* EXERCISE OBJECTIVE *
Copy out each line featuring the string "page" from the entries beneath.
____
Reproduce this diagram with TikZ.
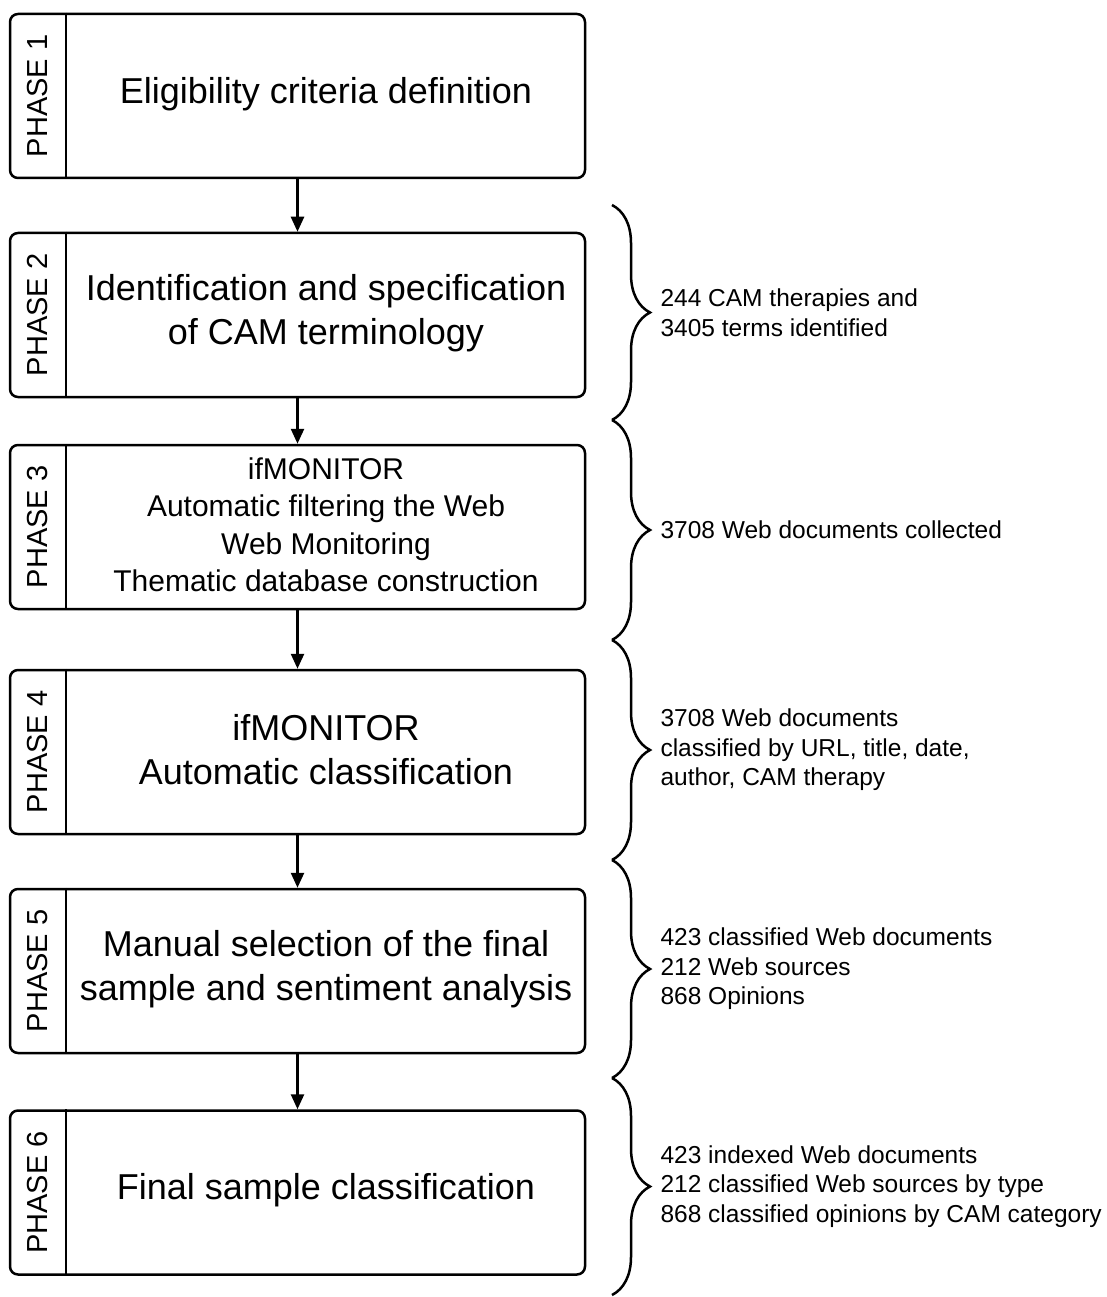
\documentclass[tikz,border=0pt]{standalone}
\usepackage{fontspec}
\setmainfont{Liberation Sans}
\usetikzlibrary{arrows.meta,positioning,decorations.pathreplacing,calc}
\tikzset{>={Triangle[length=15pt,width=13pt]},
          phase/.style={draw,line width=2.5pt,rounded corners=8pt,
            minimum width=575pt,minimum height=164pt,inner sep=0pt},
          tag/.style={rotate=90,font=\fontsize{29}{35}\selectfont},
          title/.style={align=center,font=\fontsize{36}{44}\selectfont},
          titlesmall/.style={align=center,font=\fontsize{30}{37.5}\selectfont},
          note/.style={anchor=west,align=left,font=\fontsize{24.5}{29.5}\selectfont},
          bracket/.style={decorate,decoration={brace,amplitude=38pt},line width=2.5pt},
          link/.style={->,line width=2.5pt}
        }
\newcommand\PhaseBox[4]{%
          \node[phase] (ph#1) at (297.5,#2) {};
          \draw[line width=2.5pt] ([xshift=57pt]ph#1.north west)
            -- ([xshift=57pt]ph#1.south west);
          \node[tag] (tag#1) at ($(ph#1.west)+(28.5,0)$) {PHASE #1};
          \node[#3] (txt#1) at ($(ph#1.center)+(28.5,-2)$) {#4};
        }
\newcommand\NoteBrace[4]{%
          \coordinate (bt#1) at (612,#2);
          \coordinate (bb#1) at (612,#3);
          \draw[bracket] (bt#1) -- (bb#1);
          \node[note] (note#1) at ($(bt#1)!0.5!(bb#1)+(45,0)$) {#4};
        }
\begin{document}
\begin{tikzpicture}[x=1pt,y=-1pt]
            \useasboundingbox (0,0) rectangle (1106,1297);

            \PhaseBox{1}{96}{title}{Eligibility criteria definition}
            \PhaseBox{2}{315}{title}{Identification and specification\\of CAM terminology}
            \PhaseBox{3}{527}{titlesmall}{ifMONITOR\\Automatic filtering the Web\\Web Monitoring\\Thematic database construction}
            \PhaseBox{4}{752}{title}{ifMONITOR\\Automatic classification}
            \PhaseBox{5}{971}{title}{Manual selection of the final\\sample and sentiment analysis}
            \PhaseBox{6}{1192.5}{title}{Final sample classification}

            \draw[link] (ph1) -- (ph2);
            \draw[link] (ph2) -- (ph3);
            \draw[link] (ph3) -- (ph4);
            \draw[link] (ph4) -- (ph5);
            \draw[link] (ph5) -- (ph6);

            % results of each phase
            \NoteBrace{2}{205}{420}{244 CAM therapies and\\3405 terms identified}
            \NoteBrace{3}{420}{640}{3708 Web documents collected}
            \NoteBrace{4}{640}{860}{3708 Web documents\\classified by URL, title, date,\\author, CAM therapy}
            \NoteBrace{5}{860}{1078}{423 classified Web documents\\212 Web sources\\868 Opinions}
            \NoteBrace{6}{1078}{1295}{423 indexed Web documents\\212 classified Web sources by type\\868 classified opinions by CAM category}
          \end{tikzpicture}
\end{document}
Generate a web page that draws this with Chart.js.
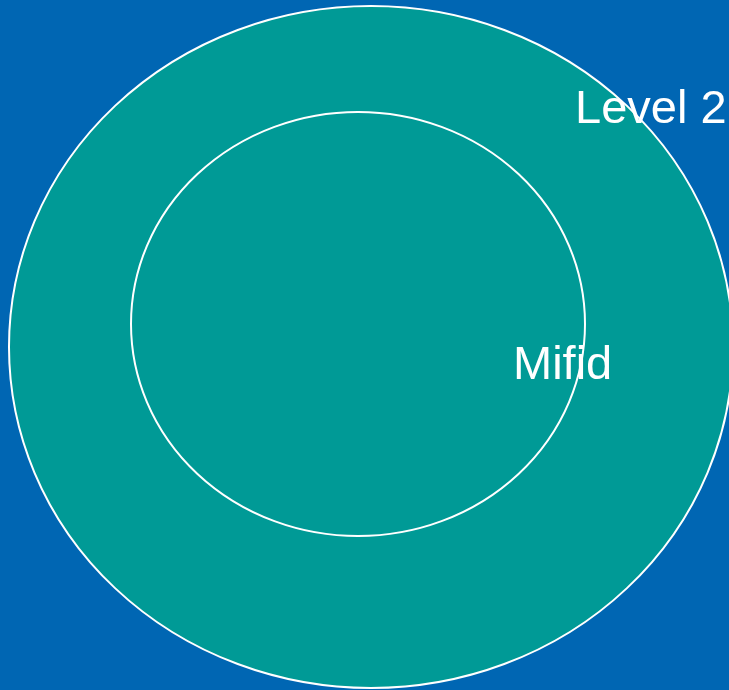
<!DOCTYPE html>
<html>
<head>
<meta charset="utf-8">
<script src="https://cdn.jsdelivr.net/npm/chart.js@4/dist/chart.umd.min.js"></script>
<style>
  html, body { margin: 0; padding: 0; background: #0066B3; overflow: hidden; }
  #wrap { width: 729px; height: 690px; }
</style>
</head>
<body>
<div id="wrap"><canvas id="venn" width="729" height="690"></canvas></div>
<script>
/* ======================
   DATA
====================== */
const shapeNames = ["Level 2", "Mifid"];
const centerX = [371, 358];
const centerY = [347, 324];
const radiusX = [362, 227];
const radiusY = [341, 212];
const labelX = [575, 513];
const labelY = [123, 379];

const BLUE = "#0066B3";
const TEAL = "#009A96";

/* ======================
   ELLIPSE PLUGIN
====================== */
const ellipsePlugin = {
  id: "ellipses",
  beforeDatasetsDraw(chart) {
    const { ctx, scales: { x, y } } = chart;
    ctx.save();
    shapeNames.forEach((name, i) => {
      const cx = x.getPixelForValue(centerX[i]);
      const cy = y.getPixelForValue(centerY[i]);
      const rx = Math.abs(x.getPixelForValue(centerX[i] + radiusX[i]) - cx);
      const ry = Math.abs(y.getPixelForValue(centerY[i] + radiusY[i]) - cy);
      ctx.beginPath();
      ctx.ellipse(cx, cy, rx, ry, 0, 0, Math.PI * 2);
      ctx.fillStyle = TEAL;
      ctx.fill();
      ctx.lineWidth = 2;
      ctx.strokeStyle = "#ffffff";
      ctx.stroke();
    });
    ctx.restore();
  },
  afterDatasetsDraw(chart) {
    const { ctx, scales: { x, y } } = chart;
    ctx.save();
    ctx.fillStyle = "#ffffff";
    ctx.font = '47px "Liberation Sans", Arial, sans-serif';
    ctx.textAlign = "left";
    ctx.textBaseline = "alphabetic";
    shapeNames.forEach((name, i) => {
      ctx.fillText(name, x.getPixelForValue(labelX[i]), y.getPixelForValue(labelY[i]));
    });
    ctx.restore();
  }
};

new Chart(document.getElementById("venn"), {
  type: "scatter",
  data: {
    datasets: shapeNames.map((name, i) => ({
      label: name,
      data: [{ x: centerX[i], y: centerY[i] }],
      pointRadius: 0
    }))
  },
  options: {
    responsive: false,
    animation: false,
    devicePixelRatio: 1,
    layout: { padding: 0 },
    plugins: { legend: { display: false }, tooltip: { enabled: false } },
    scales: {
      x: { type: "linear", min: 0, max: 729, display: false },
      y: { type: "linear", min: 0, max: 690, reverse: true, display: false }
    }
  },
  plugins: [ellipsePlugin]
});
</script>
</body>
</html>
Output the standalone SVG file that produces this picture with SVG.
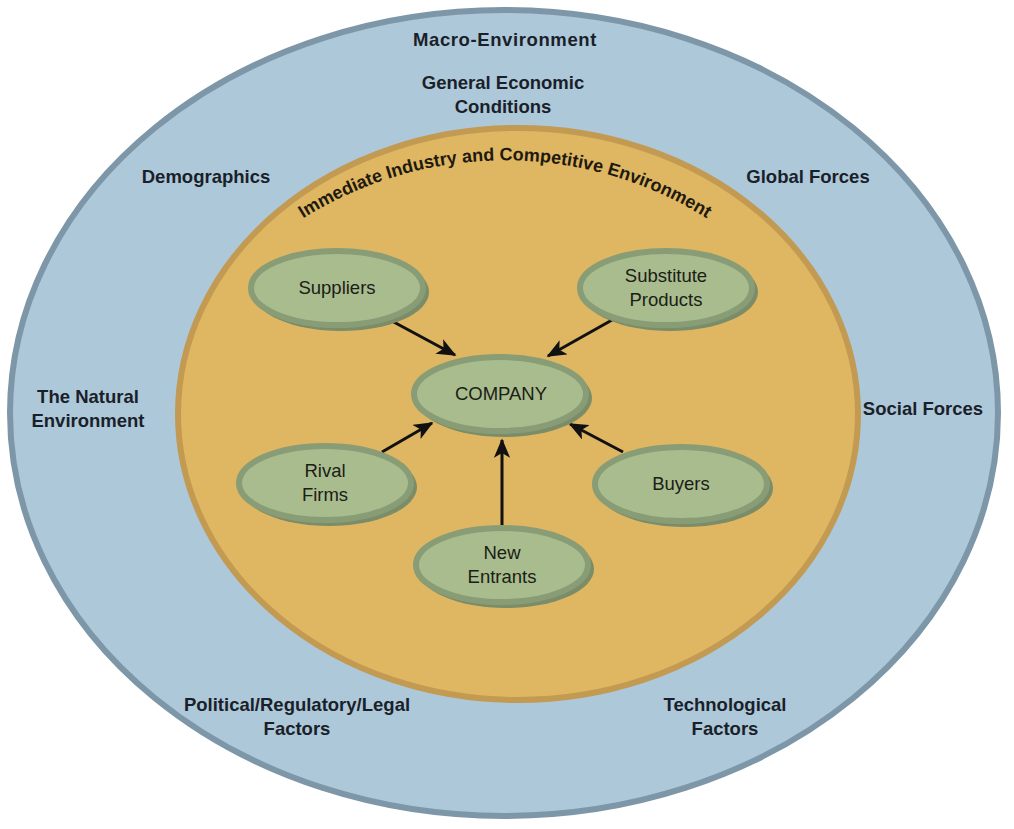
<svg xmlns="http://www.w3.org/2000/svg" width="1014" height="829" viewBox="0 0 1014 829">
<defs>
<marker id="ah" viewBox="0 0 12 10" refX="11" refY="5" markerWidth="6.5" markerHeight="5.5" orient="auto" markerUnits="strokeWidth">
<path d="M0,0 L12,5 L0,10 L3,5 Z" fill="#111"/>
</marker>
<path id="arc" d="M 240,268 A 380 380 0 0 1 770 268"/>
</defs>
<style>
.macro{font-family:"Liberation Sans",Arial,sans-serif;font-weight:bold;font-size:18.5px;fill:#1a1f2a;text-anchor:middle}
.node text{font-family:"Liberation Sans",Arial,sans-serif;font-size:18.5px;fill:#1a2016;text-anchor:middle}
.sh{fill:#7a8c68}
.nb{fill:#a9bc8e;stroke:#889c76;stroke-width:6}
.conn line{stroke:#111;stroke-width:3;marker-end:url(#ah)}
</style>
<rect width="1014" height="829" fill="#ffffff"/>
<g id="macro-environment">
<ellipse cx="504" cy="413" rx="494" ry="403" fill="#adc8d9" stroke="#7e97a8" stroke-width="6"/>
<text class="macro" x="505" y="46" style="letter-spacing:0.6px">Macro-Environment</text>
<text class="macro" x="503" y="89">General Economic</text>
<text class="macro" x="503" y="113">Conditions</text>
<text class="macro" x="206" y="183">Demographics</text>
<text class="macro" x="808" y="183">Global Forces</text>
<text class="macro" x="88" y="403">The Natural</text>
<text class="macro" x="88" y="427">Environment</text>
<text class="macro" x="923" y="415">Social Forces</text>
<text class="macro" x="297" y="711">Political/Regulatory/Legal</text>
<text class="macro" x="297" y="735">Factors</text>
<text class="macro" x="725" y="711">Technological</text>
<text class="macro" x="725" y="735">Factors</text>
</g>
<g id="industry-environment">
<ellipse cx="518" cy="414" rx="340" ry="286" fill="#dfb661" stroke="#c29a52" stroke-width="6"/>
<text font-family="'Liberation Sans',Arial,sans-serif" font-weight="bold" font-size="18" fill="#1e1a10" text-anchor="middle"><textPath href="#arc" startOffset="50%">Immediate Industry and Competitive Environment</textPath></text>
</g>
<g id="connectors" class="conn">
<line x1="390" y1="320" x2="455" y2="355"/>
<line x1="612" y1="320" x2="548" y2="356"/>
<line x1="382" y1="452" x2="432" y2="423"/>
<line x1="623" y1="452" x2="570" y2="424"/>
<line x1="502" y1="525" x2="502" y2="440"/>
</g>
<g id="suppliers" class="node">
<ellipse class="sh" cx="341" cy="292" rx="88" ry="39"/>
<ellipse class="nb" cx="337" cy="288" rx="86" ry="37"/>
<text x="337" y="294">Suppliers</text>
</g>
<g id="substitute-products" class="node">
<ellipse class="sh" cx="670" cy="292" rx="88" ry="39"/>
<ellipse class="nb" cx="666" cy="288" rx="86" ry="37"/>
<text x="666" y="282">Substitute</text>
<text x="666" y="306">Products</text>
</g>
<g id="company" class="node">
<ellipse class="sh" cx="504" cy="398" rx="88" ry="39"/>
<ellipse class="nb" cx="500" cy="394" rx="86" ry="37"/>
<text x="501" y="400">COMPANY</text>
</g>
<g id="rival-firms" class="node">
<ellipse class="sh" cx="329" cy="487" rx="88" ry="39"/>
<ellipse class="nb" cx="325" cy="483" rx="86" ry="37"/>
<text x="325" y="477">Rival</text>
<text x="325" y="501">Firms</text>
</g>
<g id="buyers" class="node">
<ellipse class="sh" cx="685" cy="488" rx="88" ry="39"/>
<ellipse class="nb" cx="681" cy="484" rx="86" ry="37"/>
<text x="681" y="490">Buyers</text>
</g>
<g id="new-entrants" class="node">
<ellipse class="sh" cx="506" cy="569" rx="88" ry="39"/>
<ellipse class="nb" cx="502" cy="565" rx="86" ry="37"/>
<text x="502" y="559">New</text>
<text x="502" y="583">Entrants</text>
</g>
</svg>
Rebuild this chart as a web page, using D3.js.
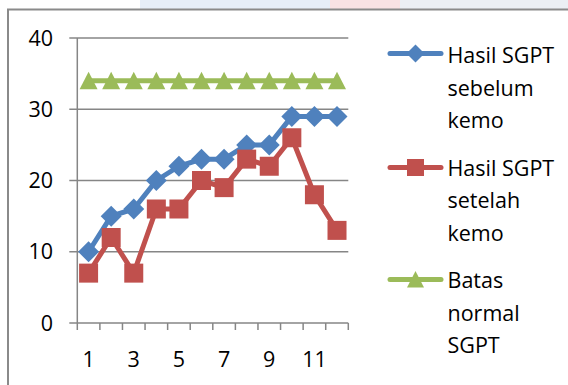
____
* OUTPUT *
Generate a web page that draws this with Chart.js.
Rebuild this chart as a web page, using D3.js.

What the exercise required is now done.